FRISCO — A warming climate in the West may slow or, or even stop, conifer forest regeneration in drier, low-elevation areas after big forest fires. In some cases, they may never grow back, instead converting to shrub and grasslands, according a new Oregon State University study.

The researchers concluded that moisture stress is a key limitation for conifer regeneration following stand-replacing wildfire. Both wildfires and more dryness are projected for big parts of the West by most climate models. This will make post-fire recovery on dry sites slow and uncertain. If forests are desired in these locations, more aggressive attempts at reforestation may be needed, they said.

The study, published in Forest Ecology and Management, was done in a portion of the Metolius River watershed in the eastern Cascade Range of Oregon, which prior to a 2002 fire was mostly ponderosa pine with some Douglas-fir and other tree species.

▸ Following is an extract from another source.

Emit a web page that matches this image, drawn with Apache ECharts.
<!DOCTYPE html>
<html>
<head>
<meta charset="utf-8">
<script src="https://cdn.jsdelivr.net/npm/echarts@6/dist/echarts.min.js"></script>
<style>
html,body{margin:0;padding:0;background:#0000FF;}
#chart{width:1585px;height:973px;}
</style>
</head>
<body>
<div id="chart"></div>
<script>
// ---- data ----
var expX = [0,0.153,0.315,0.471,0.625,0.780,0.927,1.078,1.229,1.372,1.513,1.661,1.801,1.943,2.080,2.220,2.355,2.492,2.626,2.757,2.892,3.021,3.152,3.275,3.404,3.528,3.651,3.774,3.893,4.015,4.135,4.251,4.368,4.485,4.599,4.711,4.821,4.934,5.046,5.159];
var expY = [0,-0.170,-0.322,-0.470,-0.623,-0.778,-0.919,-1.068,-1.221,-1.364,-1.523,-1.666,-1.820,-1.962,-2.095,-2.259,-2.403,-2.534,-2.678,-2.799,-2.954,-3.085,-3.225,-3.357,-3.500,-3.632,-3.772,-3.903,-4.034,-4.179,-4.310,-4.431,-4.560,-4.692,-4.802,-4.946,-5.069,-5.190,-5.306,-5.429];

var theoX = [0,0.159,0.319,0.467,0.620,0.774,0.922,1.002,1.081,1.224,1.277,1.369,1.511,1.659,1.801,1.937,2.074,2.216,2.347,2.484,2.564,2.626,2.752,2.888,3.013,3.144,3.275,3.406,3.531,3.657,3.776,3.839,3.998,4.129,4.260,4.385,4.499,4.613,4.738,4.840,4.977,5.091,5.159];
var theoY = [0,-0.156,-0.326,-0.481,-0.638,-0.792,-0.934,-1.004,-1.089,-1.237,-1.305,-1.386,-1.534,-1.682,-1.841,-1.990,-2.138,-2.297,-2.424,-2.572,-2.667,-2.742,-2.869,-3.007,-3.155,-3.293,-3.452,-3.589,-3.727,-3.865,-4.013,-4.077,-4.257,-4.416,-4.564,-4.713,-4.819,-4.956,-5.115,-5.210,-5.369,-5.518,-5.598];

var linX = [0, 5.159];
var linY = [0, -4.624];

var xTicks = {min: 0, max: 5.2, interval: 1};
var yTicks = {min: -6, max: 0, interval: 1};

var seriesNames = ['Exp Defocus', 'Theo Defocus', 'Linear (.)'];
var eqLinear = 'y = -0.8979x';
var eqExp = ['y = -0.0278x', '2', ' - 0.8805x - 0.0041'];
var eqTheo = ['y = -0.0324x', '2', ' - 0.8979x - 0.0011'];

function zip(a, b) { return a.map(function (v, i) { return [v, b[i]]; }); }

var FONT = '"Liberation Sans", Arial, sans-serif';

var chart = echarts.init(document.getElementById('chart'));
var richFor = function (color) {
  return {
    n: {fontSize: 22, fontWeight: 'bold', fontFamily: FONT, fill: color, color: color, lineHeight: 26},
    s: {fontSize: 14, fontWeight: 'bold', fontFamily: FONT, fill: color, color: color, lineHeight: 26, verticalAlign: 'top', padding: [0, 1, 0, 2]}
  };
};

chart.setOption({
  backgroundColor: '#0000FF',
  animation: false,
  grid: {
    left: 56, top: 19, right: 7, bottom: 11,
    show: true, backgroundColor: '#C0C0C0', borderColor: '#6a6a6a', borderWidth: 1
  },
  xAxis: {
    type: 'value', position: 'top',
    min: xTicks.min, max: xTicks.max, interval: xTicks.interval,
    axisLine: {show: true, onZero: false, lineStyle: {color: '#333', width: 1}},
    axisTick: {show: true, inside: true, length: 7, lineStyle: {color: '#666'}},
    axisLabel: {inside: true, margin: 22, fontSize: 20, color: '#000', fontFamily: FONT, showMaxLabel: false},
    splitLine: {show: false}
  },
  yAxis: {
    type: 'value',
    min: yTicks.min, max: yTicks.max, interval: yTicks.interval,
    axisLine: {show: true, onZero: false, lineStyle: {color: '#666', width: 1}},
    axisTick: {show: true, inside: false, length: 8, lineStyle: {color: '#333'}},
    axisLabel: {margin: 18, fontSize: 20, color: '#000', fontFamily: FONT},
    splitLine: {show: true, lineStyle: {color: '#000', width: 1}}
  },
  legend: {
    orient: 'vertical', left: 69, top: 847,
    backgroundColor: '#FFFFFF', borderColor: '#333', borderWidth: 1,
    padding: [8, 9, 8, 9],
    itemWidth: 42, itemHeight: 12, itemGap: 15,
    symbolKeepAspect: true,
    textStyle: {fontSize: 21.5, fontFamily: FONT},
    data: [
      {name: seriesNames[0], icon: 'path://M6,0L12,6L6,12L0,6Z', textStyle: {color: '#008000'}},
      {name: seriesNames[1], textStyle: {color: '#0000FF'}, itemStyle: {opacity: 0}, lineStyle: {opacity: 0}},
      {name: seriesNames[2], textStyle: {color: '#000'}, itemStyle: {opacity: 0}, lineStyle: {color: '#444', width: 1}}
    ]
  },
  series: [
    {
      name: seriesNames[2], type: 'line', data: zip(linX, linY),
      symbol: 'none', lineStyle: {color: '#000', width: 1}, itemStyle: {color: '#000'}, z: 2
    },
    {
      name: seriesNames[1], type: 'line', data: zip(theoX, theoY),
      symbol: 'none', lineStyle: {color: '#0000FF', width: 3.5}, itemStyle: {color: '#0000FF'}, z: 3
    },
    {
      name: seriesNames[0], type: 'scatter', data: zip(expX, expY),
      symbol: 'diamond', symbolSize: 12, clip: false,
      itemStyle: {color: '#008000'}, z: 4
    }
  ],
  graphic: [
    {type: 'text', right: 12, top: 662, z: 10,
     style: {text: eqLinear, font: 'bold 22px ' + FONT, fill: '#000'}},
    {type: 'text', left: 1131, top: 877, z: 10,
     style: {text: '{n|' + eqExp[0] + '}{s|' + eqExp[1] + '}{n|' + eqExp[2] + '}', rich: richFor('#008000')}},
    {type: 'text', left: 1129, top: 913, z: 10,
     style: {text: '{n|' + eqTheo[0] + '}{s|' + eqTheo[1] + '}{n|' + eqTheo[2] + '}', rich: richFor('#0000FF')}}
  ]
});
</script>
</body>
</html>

The research area was not salvage-logged or replanted following the severe, stand-replacing fire.

“A decade after this fire, there was almost no tree regeneration at lower, drier sites,” said Erich Dodson, a researcher with the OSU Department of Forest Ecosystems and Society. “There was some regeneration at higher sites with more moisture. But at the low elevations, it will be a long time before a forest comes back, if it ever does.”

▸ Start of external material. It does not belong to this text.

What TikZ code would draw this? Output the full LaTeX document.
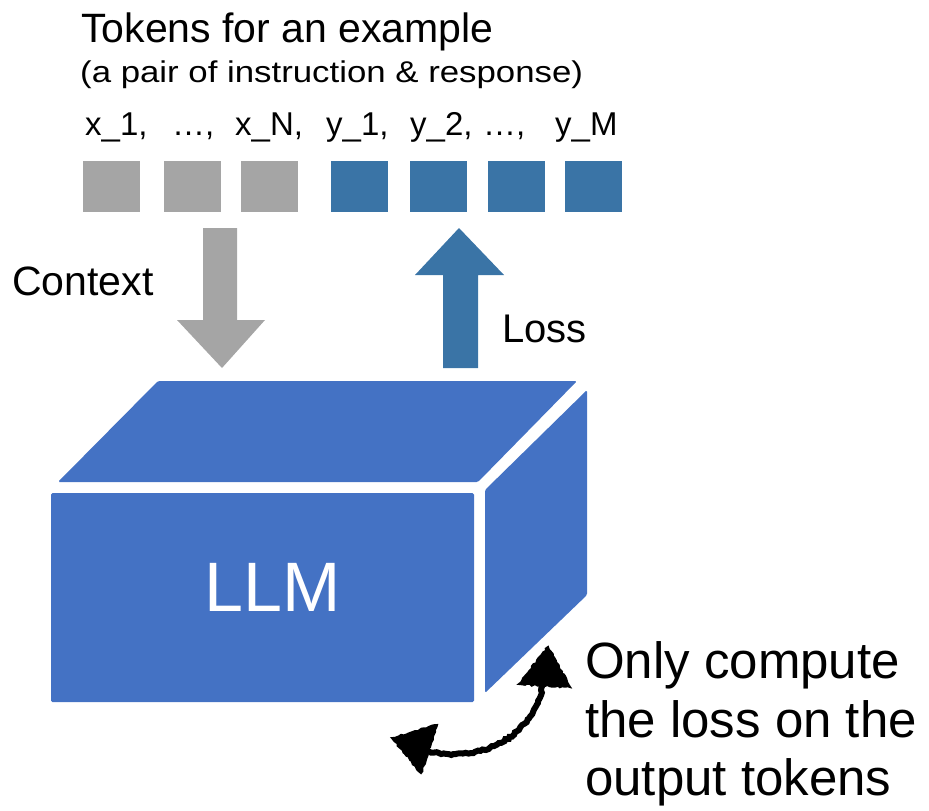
\documentclass[tikz,border=0pt]{standalone}
\usepackage{fontspec}
\setmainfont{Liberation Sans}
\usetikzlibrary{decorations.pathmorphing}
\definecolor{tokgray}{HTML}{A5A5A5}
\definecolor{tokblue}{HTML}{3A74A6}
\definecolor{llmblue}{HTML}{4472C4}
\begin{document}
\begin{tikzpicture}[x=1pt,y=-1pt,
  txt/.style={anchor=base west, inner sep=0pt},
  tok/.style={txt, font=\fontsize{33}{40}\selectfont},
  note/.style={txt, font=\fontsize{51}{60}\selectfont},
  sq/.style={minimum width=57pt, minimum height=51pt, inner sep=0pt, anchor=north west},
  graysq/.style={sq, fill=tokgray},
  bluesq/.style={sq, fill=tokblue},
  rough/.style={decorate, decoration={random steps, segment length=2.5pt, amplitude=0.9pt}}]
\useasboundingbox (0,0) rectangle (929,811);
\pgfmathsetseed{7}

% headings
\node[txt, font=\fontsize{41}{48}\selectfont] (title) at (81,42) {Tokens for an example};
\node[txt, font=\fontsize{30}{36}\selectfont] (sub) at (80,82) {\scalebox{1.16}[1]{(a pair of instruction \& response)}};

% token labels
\node[tok] (l1) at (85,135) {x\_1,};
\node[tok] (l2) at (172,135) {…,};
\node[tok] (l3) at (235,135) {x\_N,};
\node[tok] (l4) at (326,135) {y\_1,};
\node[tok] (l5) at (410,135) {y\_2,};
\node[tok] (l6) at (483,135) {…,};
\node[tok] (l7) at (555,135) {y\_M};

% token squares
\node[graysq] (x1) at (83,161) {};
\node[graysq] (x2) at (164,161) {};
\node[graysq] (x3) at (241,161) {};
\node[bluesq] (y1) at (331,161) {};
\node[bluesq] (y2) at (410,161) {};
\node[bluesq] (y3) at (488,161) {};
\node[bluesq] (y4) at (565,161) {};

% context arrow (down) and loss arrow (up)
\fill[tokgray] (203,228) -- (237,228) -- (237,320) -- (265,320) -- (222,368) -- (177,320) -- (203,320) -- cycle;
\node[txt, font=\fontsize{41}{48}\selectfont] (ctx) at (12,295) {Context};
\fill[tokblue] (443,368) -- (478,368) -- (478,275) -- (504,275) -- (459,228) -- (415,275) -- (443,275) -- cycle;
\node[txt, font=\fontsize{40}{48}\selectfont] (loss) at (502,342) {Loss};

% the LLM block
\fill[llmblue, rounded corners=1.5pt] (158,381) -- (577,381) -- (478,482) -- (58,482) -- cycle;
\fill[llmblue, rounded corners=1.5pt] (51,493) rectangle (474,702);
\fill[llmblue, rounded corners=1.5pt] (485,490) -- (587,390) -- (587,595) -- (485,693) -- cycle;
\node[anchor=base, inner sep=0pt, text=white, font=\fontsize{70}{84}\selectfont] (llm) at (273,611) {LLM};

% note
\node[note] (n1) at (585,678) {Only compute};
\node[note] (n2) at (585,737) {the loss on the};
\node[note] (n3) at (585,795) {output tokens};

% hand-drawn double arrow
\coordinate (la) at (426,751);
\coordinate (ua) at (543,684);
\draw[line width=6pt, rough] (la) .. controls (480,764) and (533,738) .. (ua);
\filldraw[line width=2pt, rough] (392,738) -- (437,725) -- (421,773) -- cycle;
\filldraw[line width=2pt, rough] (548,647) -- (570,687) -- (519,684) -- cycle;
\end{tikzpicture}
\end{document}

Similar situations may be found in many areas of the American West in coming decades, the researchers say, and recruitment of new forests may be delayed or prevented — even in climate conditions that might have been able to maintain an existing forest. While mature trees can use their roots to tap water deeper in the soil, competition with dense understory vegetation can make it difficult for seedlings to survive.

Openings in ponderosa pine forests created by wildfire have persisted for more than a century on harsh, south-facing slopes in Colorado, the researchers noted in their report. And fire severity is already increasing in many forests due to climate change – what is now thought of as a drought in some locations may be considered average by the end of the next century.

If trees do fail to regenerate, it could further reduce ecosystem carbon storage and amplify the greenhouse effect, the study said.

Restoration treatment including thinning and prescribed burning may help reduce fire severity and increase tree survival after wildfire, as well as provide a seed source for future trees, Dodson said. These dry sites with less resilience to stand-replacing fire should be priorities for treatment, if maintaining a forest is a management objective, the study concluded.

Higher-elevation, mixed conifer forests in less moisture-limited sites may be able to recover from stand-replacing wildfire without treatment, the researchers said.